VALÈNCIA. A mediados de los ochenta aparecieron Los libros de sangre, que recogían 30 relatos de terror escritos por Clive Barker. Entre ellos se encontraba Lo prohibido, que abordaba las leyendas populares a través de la figura de Candyman, un monstruo surgido de las entrañas de la intolerancia al que se podía invocar llamándolo por su nombre cinco veces frente a un espejo.
En 1992 Bernard Rose adaptaría esta pieza en Candyman, el dominio de la mente, que terminaría convirtiéndose en una película de culto por su capacidad para adentrarnos en todo el universo retorcido y el poderoso imaginario de este ser mitológico. La presencia de Virginia Madsen, la propia naturaleza del monstruo, el primero de raza afroamericana (el icónico Tony Todd), su carácter terrorífico y romántico, unido a la banda sonora de Philip Glass convirtieron a este título en un referente dentro del género.
Ahora Jordan Peele recupera esta figura en un remake que ha dirigido Nia DaCosta (Little Woods) y lo hace situando la cuestión de raza en el centro del relato como ya había hecho en sus anteriores y celebrados trabajos, Déjame salir y Nosotros.
En realidad, más que un remake, sería una secuela, pues en su núcleo se sitúa la figura de ese niño al que Candyman raptaba y que el personaje de Virginia Madsen se encargaba de recuperar entre el fuego.
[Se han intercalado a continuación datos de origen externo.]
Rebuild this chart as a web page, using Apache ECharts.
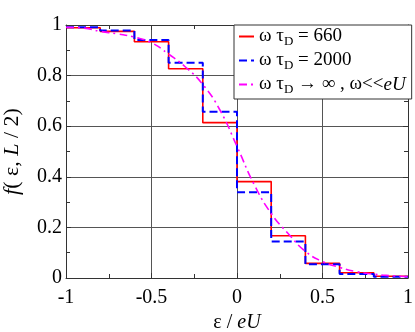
<!DOCTYPE html>
<html>
<head>
<meta charset="utf-8">
<script src="https://cdn.jsdelivr.net/npm/echarts@6/dist/echarts.min.js"></script>
<style>
html, body { margin: 0; padding: 0; background: #fff; }
#chart { width: 415px; height: 332px; }
</style>
</head>
<body>
<div id="chart"></div>
<script>
// bin edges in eps/eU, one value per bin
var binEdges = [-1, -0.8, -0.6, -0.4, -0.2, 0, 0.2, 0.4, 0.6, 0.8, 1];
var f660 = [0.989, 0.975, 0.934, 0.827, 0.614, 0.381, 0.167, 0.058, 0.021, 0.007];
var f2000 = [0.991, 0.978, 0.941, 0.851, 0.657, 0.339, 0.144, 0.054, 0.016, 0.005];
// limit omega*tau_D -> infinity
var curveX = [-1, -0.9, -0.8, -0.7, -0.6, -0.5, -0.4, -0.3, -0.2, -0.1, 0,
              0.1, 0.2, 0.3, 0.4, 0.5, 0.6, 0.7, 0.8, 0.9, 1];
var curveY = [0.991, 0.988, 0.975, 0.965, 0.952, 0.93, 0.885, 0.833, 0.765, 0.664, 0.52,
              0.37, 0.255, 0.175, 0.105, 0.065, 0.042, 0.025, 0.015, 0.009, 0.005];
var xTicks = ['-1', '-0.5', '0', '0.5', '1'];
var yTicks = ['0', '0.2', '0.4', '0.6', '0.8', '1'];

function stepData(vals) {
    var d = [];
    for (var i = 0; i < vals.length; i++) d.push([binEdges[i], vals[i]]);
    d.push([binEdges[binEdges.length - 1], vals[vals.length - 1]]);
    return d;
}
function pairs(xs, ys) {
    return xs.map(function (x, i) { return [x, ys[i]]; });
}

var serif = 'Liberation Serif';
var chart = echarts.init(document.getElementById('chart'));

var legendText = {
    'w660': '{t|ω τ}{s|D}{t| = 660}',
    'w2000': '{t|ω τ}{s|D}{t| = 2000}',
    'winf': '{t|ω τ}{s|D}{t| → ∞ , ω<<}{i|eU}'
};

function frameAxis(pos, interval, isX) {
    return {
        type: 'value',
        position: pos,
        min: isX ? -1 : 0,
        max: 1,
        interval: interval,
        axisLine: { show: true, onZero: false, lineStyle: { color: '#333', width: 1 } },
        axisTick: { show: true, inside: true, length: 5, lineStyle: { color: '#333' } },
        minorTick: { show: true, splitNumber: 2, length: 4, lineStyle: { color: '#333' } },
        axisLabel: { show: false },
        splitLine: { show: false }
    };
}

var option = {
    animation: false,
    grid: { left: 66, right: 7, top: 25, bottom: 54, show: false, containLabel: false, outerBoundsMode: 'none' },
    legend: {
        orient: 'vertical',
        left: 234,
        top: 25,
        itemWidth: 15,
        itemHeight: 10,
        itemGap: 3,
        padding: [2, 6, 3, 4],
        backgroundColor: '#fff',
        borderColor: '#333',
        borderWidth: 1,
        borderRadius: 0,
        itemStyle: { opacity: 0 },
        formatter: function (name) { return legendText[name]; },
        textStyle: {
            rich: {
                t: { fontFamily: serif, fontSize: 19, color: '#000' },
                i: { fontFamily: serif, fontSize: 19, fontStyle: 'italic', color: '#000' },
                s: { fontFamily: serif, fontSize: 13, color: '#000', padding: [10, 0, 0, 0] }
            }
        },
        data: ['w660', 'w2000', 'winf']
    },
    xAxis: [{
        type: 'value',
        min: -1,
        max: 1,
        interval: 0.5,
        name: '{n|ε / }{i|eU}',
        nameLocation: 'middle',
        nameGap: 35,
        nameTextStyle: {
            rich: {
                n: { fontFamily: serif, fontSize: 20, color: '#000' },
                i: { fontFamily: serif, fontSize: 20, fontStyle: 'italic', color: '#000' }
            }
        },
        axisLine: { show: true, onZero: false, lineStyle: { color: '#333', width: 1 } },
        axisTick: { show: true, inside: true, length: 5, lineStyle: { color: '#333' } },
        minorTick: { show: true, splitNumber: 2, length: 4, lineStyle: { color: '#333' } },
        axisLabel: {
            margin: 10,
            fontFamily: serif,
            fontSize: 20,
            color: '#000',
            formatter: function (v) { return xTicks[Math.round((v + 1) * 2)]; }
        },
        splitLine: { show: true, lineStyle: { color: '#555', width: 1 } }
    }, frameAxis('top', 0.5, true)],
    yAxis: [{
        type: 'value',
        min: 0,
        max: 1,
        interval: 0.2,
        name: '{i|f}{n|( ε, }{i|L}{n| / 2)}',
        nameLocation: 'middle',
        nameGap: 43,
        nameTextStyle: {
            rich: {
                n: { fontFamily: serif, fontSize: 22, color: '#000' },
                i: { fontFamily: serif, fontSize: 22, fontStyle: 'italic', color: '#000' }
            }
        },
        axisLine: { show: true, onZero: false, lineStyle: { color: '#333', width: 1 } },
        axisTick: { show: true, inside: true, length: 5, lineStyle: { color: '#333' } },
        minorTick: { show: true, splitNumber: 2, length: 4, lineStyle: { color: '#333' } },
        axisLabel: {
            margin: 4,
            fontFamily: serif,
            fontSize: 20,
            color: '#000',
            formatter: function (v) { return yTicks[Math.round(v * 5)]; }
        },
        splitLine: { show: true, lineStyle: { color: '#555', width: 1 } }
    }, frameAxis('right', 0.2, false)],
    series: [{
        name: 'w660',
        type: 'line',
        step: 'end',
        symbol: 'none',
        data: stepData(f660),
        lineStyle: { color: '#ff0000', width: 1.6 },
        itemStyle: { color: '#ff0000' },
        z: 3
    }, {
        name: 'w2000',
        type: 'line',
        step: 'end',
        symbol: 'none',
        data: stepData(f2000),
        lineStyle: { color: '#0000ff', width: 2, type: [8, 4] },
        itemStyle: { color: '#0000ff' },
        z: 4
    }, {
        name: 'winf',
        type: 'line',
        smooth: true,
        symbol: 'none',
        data: pairs(curveX, curveY),
        lineStyle: { color: '#ff00ff', width: 1.6, type: [8, 4, 2, 4] },
        itemStyle: { color: '#ff00ff' },
        z: 5
    }]
};
chart.setOption(option);
</script>
</body>
</html>
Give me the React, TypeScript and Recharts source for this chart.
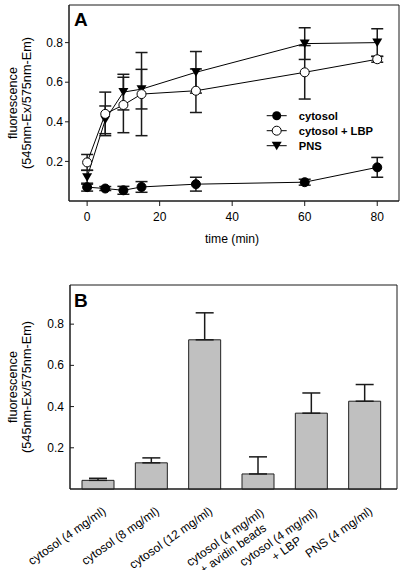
import React from 'react';
import {
  LineChart,
  Line,
  BarChart,
  Bar,
  XAxis,
  YAxis,
  ErrorBar,
  Legend,
  CartesianGrid,
} from 'recharts';

// 時間 (min)
const times = [0, 5, 10, 15, 30, 60, 80];
// 各系列螢光值與誤差
const cytosol = [0.07, 0.063, 0.054, 0.071, 0.085, 0.095, 0.17];
const cytosolErr = [0.02, 0.01, 0.02, 0.027, 0.035, 0.015, 0.05];
const cytosolLbp = [0.195, 0.44, 0.485, 0.54, 0.557, 0.65, 0.716];
const cytosolLbpErr = [0.04, 0.11, 0.14, 0.21, 0.11, 0.135, 0.015];
const pns = [0.12, 0.41, 0.55, 0.565, 0.65, 0.795, 0.8];
const pnsErr = [0.035, 0.07, 0.09, 0.1, 0.105, 0.08, 0.07];

const xTicks = [0, 20, 40, 60, 80];
const yTicks = [0.2, 0.4, 0.6, 0.8];

// B 面板
const categories = [
  'cytosol (4 mg/ml)',
  'cytosol (8 mg/ml)',
  'cytosol (12 mg/ml)',
  'cytosol (4 mg/ml)\n+ avidin beads',
  'cytosol (4 mg/ml)\n+ LBP',
  'PNS (4 mg/ml)',
];
const barValues = [0.042, 0.127, 0.724, 0.073, 0.368, 0.426];
const barErr = [0.01, 0.024, 0.131, 0.083, 0.098, 0.081];

const lineData = times.map((t, i) => ({
  t,
  cytosol: cytosol[i],
  cytosolErr: cytosolErr[i],
  lbp: cytosolLbp[i],
  lbpErr: cytosolLbpErr[i],
  pns: pns[i],
  pnsErr: pnsErr[i],
}));

const barData = categories.map((name, i) => ({
  name,
  value: barValues[i],
  err: [0, barErr[i]],
}));

const FONT = '"Liberation Sans", Arial, sans-serif';
const INK = '#1a1a1a';

// 外框：只在繪圖區邊緣畫線
const frameX = ({ offset }: any) => [offset.left, offset.left + offset.width];
const frameY = ({ offset }: any) => [offset.top, offset.top + offset.height];

const FilledDot = (p: any) =>
  p.cx == null ? null : <circle key={`f${p.index}`} cx={p.cx} cy={p.cy} r={4.5} fill="#000" stroke="#000" />;
const OpenDot = (p: any) =>
  p.cx == null ? null : <circle key={`o${p.index}`} cx={p.cx} cy={p.cy} r={4.5} fill="#fff" stroke="#000" strokeWidth={1} />;
const TriDot = (p: any) =>
  p.cx == null ? null : (
    <polygon
      key={`t${p.index}`}
      points={`${p.cx - 5},${p.cy - 4} ${p.cx + 5},${p.cy - 4} ${p.cx},${p.cy + 4.5}`}
      fill="#000"
    />
  );

// 圖例
const LegendBox = () => {
  const rows = [
    { label: 'cytosol', mark: 'filled' },
    { label: 'cytosol + LBP', mark: 'open' },
    { label: 'PNS', mark: 'tri' },
  ];
  return (
    <svg width={135} height={50}>
      {rows.map((r, i) => {
        const y = 10.7 + i * 15;
        const cx = 14.7;
        return (
          <g key={r.label}>
            <line x1={4.7} x2={24.7} y1={y} y2={y} stroke="#000" />
            {r.mark === 'filled' && <circle cx={cx} cy={y} r={4.5} fill="#000" />}
            {r.mark === 'open' && <circle cx={cx} cy={y} r={4.5} fill="#fff" stroke="#000" />}
            {r.mark === 'tri' && (
              <polygon points={`${cx - 5},${y - 4} ${cx + 5},${y - 4} ${cx},${y + 4.5}`} fill="#000" />
            )}
            <text x={36.7} y={y + 4} fontFamily={FONT} fontSize={11.2} fontWeight="bold" fill="#000">
              {r.label}
            </text>
          </g>
        );
      })}
    </svg>
  );
};

const YTitle = (props: any) => {
  const vb = props.viewBox || {};
  const cy = vb.y + vb.height / 2;
  return (
    <g fontFamily={FONT} fontSize={12.7} fill="#000">
      <text x={16.7} y={cy} transform={`rotate(-90, 16.7, ${cy})`} textAnchor="middle">
        fluorescence
      </text>
      <text x={30.5} y={cy} transform={`rotate(-90, 30.5, ${cy})`} textAnchor="middle">
        (545nm-Ex/575nm-Em)
      </text>
    </g>
  );
};

const XTitle = (props: any) => {
  const vb = props.viewBox || {};
  return (
    <text x={vb.x + vb.width / 2 - 2} y={243} textAnchor="middle" fontFamily={FONT} fontSize={12.2} fill="#000">
      time (min)
    </text>
  );
};

// B 面板 Y 軸刻度（向內）
const InTick = (p: any) => (
  <g>
    <line x1={p.x + 6} x2={p.x + 10} y1={p.y} y2={p.y} stroke={INK} />
    <text x={p.x} y={p.y + 4} textAnchor="end" fontFamily={FONT} fontSize={12} fill="#000">
      {p.payload.value}
    </text>
  </g>
);

// B 面板類別標籤（旋轉）
const CatTick = (p: any) => {
  const lines: string[] = String(p.payload.value).split('\n');
  return (
    <g transform={`translate(${p.x + 9},${p.y + 24})`}>
      {lines.length === 1 ? (
        <text transform="rotate(-35)" textAnchor="end" fontFamily={FONT} fontSize={12} fill="#000">
          {lines[0]}
        </text>
      ) : (
        <text transform="rotate(-35)" textAnchor="middle" fontFamily={FONT} fontSize={12} fill="#000">
          {lines.map((l, i) => (
            <tspan key={i} x={-48} dy={i ? 14 : 0}>
              {l}
            </tspan>
          ))}
        </text>
      )}
    </g>
  );
};

const panelLabel: React.CSSProperties = {
  position: 'absolute',
  fontFamily: FONT,
  fontWeight: 'bold',
  fontSize: 19,
  lineHeight: '19px',
};

export default function App() {
  return (
    <div style={{ position: 'absolute', left: 0, top: 0, width: 400, height: 570, background: '#fff' }}>
      <div style={{ position: 'absolute', left: 0, top: 0 }}>
        <LineChart width={400} height={260} data={lineData} margin={{ top: 5, right: 1, bottom: 9, left: 0 }}>
          <CartesianGrid
            stroke={INK}
            verticalCoordinatesGenerator={frameX}
            horizontalCoordinatesGenerator={frameY}
          />
          <XAxis
            dataKey="t"
            type="number"
            domain={[-5, 86]}
            ticks={xTicks}
            height={50}
            tickSize={5}
            tickMargin={6}
            stroke={INK}
            tick={{ fontFamily: FONT, fontSize: 12, fill: '#000' }}
            label={<XTitle />}
          />
          <YAxis
            type="number"
            domain={[0, 0.99]}
            ticks={yTicks}
            width={69}
            tickSize={4}
            tickMargin={2}
            stroke={INK}
            tick={{ fontFamily: FONT, fontSize: 12, fill: '#000' }}
            label={<YTitle />}
          />
          <Legend
            layout="vertical"
            align="center"
            verticalAlign="middle"
            wrapperStyle={{ left: 262, top: 105, width: 135, height: 50 }}
            content={() => <LegendBox />}
          />
          <Line dataKey="cytosol" stroke="#000" strokeWidth={1} dot={FilledDot} isAnimationActive={false}>
            <ErrorBar dataKey="cytosolErr" direction="y" width={6} stroke={INK} isAnimationActive={false} />
          </Line>
          <Line dataKey="pns" stroke="#000" strokeWidth={1} dot={TriDot} isAnimationActive={false}>
            <ErrorBar dataKey="pnsErr" direction="y" width={6} stroke={INK} isAnimationActive={false} />
          </Line>
          <Line dataKey="lbp" stroke="#000" strokeWidth={1} dot={OpenDot} isAnimationActive={false}>
            <ErrorBar dataKey="lbpErr" direction="y" width={6} stroke={INK} isAnimationActive={false} />
          </Line>
        </LineChart>
        <div style={{ ...panelLabel, left: 74, top: 10 }}>A</div>
      </div>

      <div style={{ position: 'absolute', left: 0, top: 280 }}>
        <BarChart width={400} height={290} data={barData} margin={{ top: 5, right: 3, bottom: 0, left: 0 }}>
          <CartesianGrid
            stroke={INK}
            verticalCoordinatesGenerator={frameX}
            horizontalCoordinatesGenerator={frameY}
          />
          <XAxis
            dataKey="name"
            height={81}
            interval={0}
            padding={{ left: 1, right: 6 }}
            tickSize={0}
            tickMargin={0}
            tickLine={false}
            stroke={INK}
            tick={<CatTick />}
          />
          <YAxis
            type="number"
            domain={[0, 0.99]}
            ticks={yTicks}
            width={70}
            tickSize={0}
            tickMargin={6}
            tickLine={false}
            stroke={INK}
            tick={<InTick />}
            label={<YTitle />}
          />
          <Bar dataKey="value" barSize={32} fill="#c0c0c0" stroke="#222" strokeWidth={1} isAnimationActive={false}>
            <ErrorBar dataKey="err" direction="y" width={9} stroke={INK} isAnimationActive={false} />
          </Bar>
        </BarChart>
        <div style={{ ...panelLabel, left: 74, top: 11 }}>B</div>
      </div>
    </div>
  );
}
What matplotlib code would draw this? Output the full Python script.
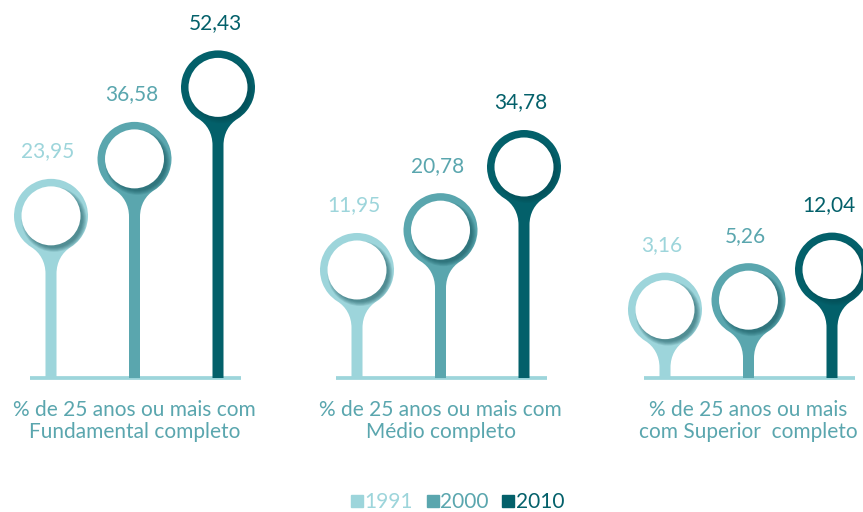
import matplotlib.pyplot as plt
from matplotlib.path import Path
from matplotlib.patches import PathPatch, Ellipse
from matplotlib.lines import Line2D
import numpy as np

categories = ['% de 25 anos ou mais com\nFundamental completo',
              '% de 25 anos ou mais com\nMédio completo',
              '% de 25 anos ou mais\ncom Superior  completo']
years = ['1991', '2000', '2010']
v1991 = [23.95, 11.95, 3.16]
v2000 = [36.58, 20.78, 5.26]
v2010 = [52.43, 34.78, 12.04]
colors = ['#9dd5db', '#5aa6ae', '#03606a']

plt.rcParams['font.family'] = ['Lato', 'DejaVu Sans']

W, H = 863, 512
fig = plt.figure(figsize=(W / 100, H / 100), dpi=100)
ax = fig.add_axes([0, 0, 1, 1])
ymin, ymax = -29.7, 83.8
ax.set_xlim(0, W)
ax.set_ylim(ymin, ymax)
ax.axis('off')
ppu = H / (ymax - ymin)   # pixels per value unit

head_pad = 12.0       # head centre sits this far above the value
R, r_in = 37, 29.5    # ring outer / inner radius (px)
neck, half_w = 58, 5.5
group_x = [51, 357, 665]
step = 83.5


def pin_path(cx, top, color):
    cy = top + head_pad
    h_px = cy * ppu
    t1, t2 = np.radians(238), np.radians(302)
    arc = Path.arc(302, 238)
    verts = [(x * R, y * R) for x, y in arc.vertices]
    codes = list(arc.codes)
    p0 = np.array([R * np.cos(t2), R * np.sin(t2)])
    d = np.array([-np.sin(t2), np.cos(t2)])
    p0l = np.array([R * np.cos(t1), R * np.sin(t1)])
    dl = np.array([-np.sin(t1), np.cos(t1)])
    # left flare down into the stem, stem to baseline, right flare back up
    verts += [tuple(p0l + 10 * dl), (-half_w, -neck + 12), (-half_w, -neck),
              (-half_w, -h_px), (half_w, -h_px), (half_w, -neck),
              (half_w, -neck + 12), tuple(p0 - 10 * d), tuple(p0), tuple(p0)]
    codes += [Path.CURVE4, Path.CURVE4, Path.CURVE4,
              Path.LINETO, Path.LINETO, Path.LINETO,
              Path.CURVE4, Path.CURVE4, Path.CURVE4, Path.CLOSEPOLY]
    verts = [(cx + x, cy + y / ppu) for x, y in verts]
    patch = PathPatch(Path(verts, codes), facecolor=color, edgecolor='none', zorder=2)
    ax.add_patch(patch)

    # soft shadow under the white disc, lower right only
    for i in range(6):
        rr = r_in - 1 + 0.8 * i
        sh = Ellipse((cx + 3, cy - 3.5 / ppu), 2 * rr, 2 * rr / ppu,
                     facecolor='#0a4a52', edgecolor='none', alpha=0.11, zorder=3)
        ax.add_patch(sh)
        sh.set_clip_path(patch)
    ax.add_patch(Ellipse((cx, cy), 2 * r_in, 2 * r_in / ppu,
                         facecolor='white', edgecolor='none', zorder=4))
    return cy


for g, gx in enumerate(group_x):
    ax.plot([gx - 21, gx + 190], [0, 0], color=colors[0], lw=2.7,
            solid_capstyle='butt', zorder=1)
    for s, vals in enumerate([v1991, v2000, v2010]):
        cx = gx + s * step
        cy = pin_path(cx, vals[g], colors[s])
        ax.text(cx - 3, cy + 64.5 / ppu, f'{vals[g]:.2f}'.replace('.', ','),
                ha='center', va='center', fontsize=15, color=colors[s])
    ax.text(gx + step, -22 / ppu, categories[g], ha='center', va='top',
            fontsize=15, color=colors[1], linespacing=1.12)

handles = [Line2D([], [], marker='s', linestyle='', color=c, markersize=8.5)
           for c in colors]
fig.legend(handles, years, loc='center', bbox_to_anchor=(457 / W, 1 - 502 / H),
           ncol=3, frameon=False, fontsize=15, labelcolor='markerfacecolor',
           handletextpad=0.0, columnspacing=0.6, handlelength=0.7)

fig.savefig('out.png', dpi=100)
Ahora, Anthony McCoy (Yahya Abdul-Mateen II) es un joven artista que no termina de encontrar su estilo y que vive junto a su pareja, Brianna (Teyonah Parris), también vinculada al mundo del arte, en unos modernos edificios situados en lo que fuera la zona de Cabrini-Green, el barrio marginal de la primera película que ahora se ha gentrificado.
La historia volverá a repetirse cuando unos amigos visiten a la pareja y le cuenten la historia de Candyman y de nuevo la semilla de ese odio escondido vuelva a florecer a través de Anthony McCoy, que se obsesionará con la leyenda y poco a poco empezará a experimentar cambios físicos al mismo tiempo que su pintura adquiere unos contornos más siniestros y que una serie de asesinatos comienzan a enturbiar su entorno.
El Candyman de Nia DaCosta y Jordan Peele se configura casi a modo de manifiesto político sobre la cuestión racial en Estados Unidos antes y ahora. La manera en la que el colectivo ha sido históricamente oprimido y condenado de la violencia por parte del hombre blanco a través de un relato de fantasmas y de monstruos que de alguna manera van más allá de la dicotomía entre víctimas y verdugos.
Probablemente su carácter discursivo sea uno de los grandes escollos de esta nueva adaptación, ya que los responsables se muestran proclives a subrayar el mensaje a cualquier precio y eso termina condicionando su desarrollo. La trama resulta un tanto rutinaria, pero encontramos varios aspectos muy interesantes: la transformación de Anthony como si se tratara de La mosca de Cronenberg, el constante juego con los espejos, algunas set-pièces de asesinatos muy imaginativas (como la que se produce en la galería de arte) y las escenas de marionetas que sirven a modo de flashback para contar la historia de los orígenes del monstruo.
Candyman siempre ha sido un personaje surgido del trauma, pero en este caso, la diferencia es la toma de conciencia de la propia identidad, que Anthony había perdido por el camino. Es una interesante aproximación al mito, pertinente e incluso necesaria a la hora de situar el relato a través de la mirada no solo de personajes racializados, sino que se encuentran alejados de los ambientes de marginalidad y han alcanzado el éxito profesional.
Para la banda sonora también se ha elegido un compositor negro, Robert Aiki Aubrey Lowe, que intenta acercarse a las texturas de Glass, mientras que la estética se muestra a medio camino entre la crudeza más oscura y el look arty. Puede ser que no adquiera la contundencia épica de la obra de Bernard Rose, pero está hecha con todo el amor al género y al personaje.